The Daily Digital Lock Dissenter, Day 47: Queen’s University

The copyright views of Canadian universities are typically represented by the AUCC, but several universities have made their own views known.  For example, Queen’s University provided its own submission to the 2009 national copyright consultation. It said the following about digital locks:

Protection of digital locks must not impede users’ rights.

Quoting from a book or a newspaper is established fair dealing, and it ought to follow that quoting from a digital file would constitute fair dealing too. If such fair dealing is prevented by digital locks, and those are given an extra level of legal protection, scholars and students will only be able to engage with an increasingly limited portion of the world around us. Courses will become removed from the cultural context of the times; critique and creativity will be stymied. Teachers, students, and researchers need to be permitted to show and recontextualize clips from digital media, or sequences of software code, just as they were in the analog age permitted to copy “fairly” for purposes of criticism, review, research, or private study. The Supreme Court stated in CCH v. LSUC (2004) that “the fair dealing exception is… an integral part of the Copyright Act… Any act falling within the fair dealing exception will not be an infringement of copyright. The fair dealing exception, like other exceptions in the Copyright Act, is a user’s right.” The prevention of fair dealing with digital locks would thus be not only a major threat to innovation and teaching, but a a major distortion of the Copyright Act as understood by our highest Court.
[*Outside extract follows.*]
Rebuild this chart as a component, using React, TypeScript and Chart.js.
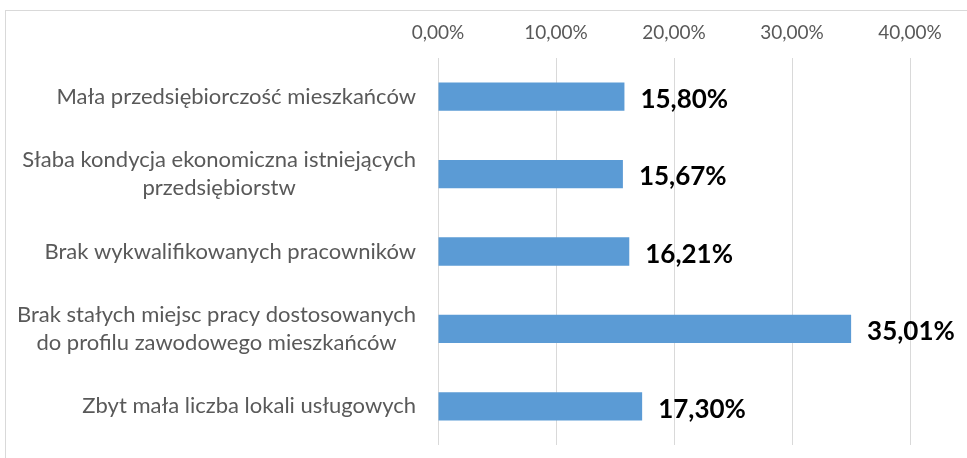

Previous Daily Digital Locks: Provincial Resource Centre for the Visually Impaired (PRCVI) BC, Canadian Consumer Initiative, Retail Council of Canada, Canadian Council of Archives, Canadian Teachers’ Federation, Canadian Federation of Students, Canadian Civil Liberties Association, Documentary Organization of Canada, Canadian Library Association, Council of Ministers of Education Canada, Business Coalition for Balanced Copyright, Canadian Association of Research Libraries, Canadian Historical Association, Canadian National Institute for the Blind, Canadian Bookseller Association, Canadian Home and School Federation, Film Studies Association of Canada, Canadian Bar Association, Canadian Federation for the Humanities and Social Sciences, Appropriation Art, Privacy Commissioner of Canada, Association of Newfoundland and Labrador Archives, Canadian Association of Law Libraries, Federation Etudiante Universitaire du Quebec, Canadian Association of Music Libraries, Archives and Documentation Centres, Canadian Association of Media Education Associations, Association of Canadian Community Colleges, Association of Universities and Colleges of Canada, Association pour l’avancement des sciences et des techniques de la documentation (ASTED), Canadian Alliance of Student Associations, CIPPIC, Canadian Association of University Teachers, City of Vancouver Archives, Public Interest Advocacy Centre, Canadian Association of Educational Resource Centres for Alternate Format Materials, Canadian Political Science Association, British Columbia Teachers’ Federation, The Canadian Association for Open Source, Literary Press Group of Canada, Writers Guild of Canada, Association of Book Publishers of British Columbia, Association of Canadian Publishers, Campus Stores Canada, New Brunswick Public Library Service, Digital Security Coalition, Battlegoat Studios

One Comment

  1. It really doesn’t matter how many people object… nor does it matter who. They are not obligated to achieve compromise even an iota on C-11’s unreasonable digital lock provisions, and I do not expect that they will.

    They don’t even need to worry about it making them particularly unpopular with voters because most people are liable to be completely ignorant of the existence of this bill, let alone realize what its ramifications are.

    And in my experience, even trying to educate people on the matter is like preaching to stones… they simply do not care because they do not perceive that it will affect them in any measurable way. I’ve observed that even the fact that it might become against the law to do something perfectly reasonable like copy a song to your ipod if it happens to have a digital lock on it is of little concern to most people – they either steadfastly believe that it would not actually come to that, or they will go ahead and break the law anyways when the law makes what they feel are unreasonable demands. Considering the conservatives have stated that people aren’t going to be liable for breaking encryption for private use (although the tools they might use for accomplishing the act would still be outlawed), there is little compelling reason for the average person to care about this, which assures that the Conservative’s popularity will not be significantly affected by this decision.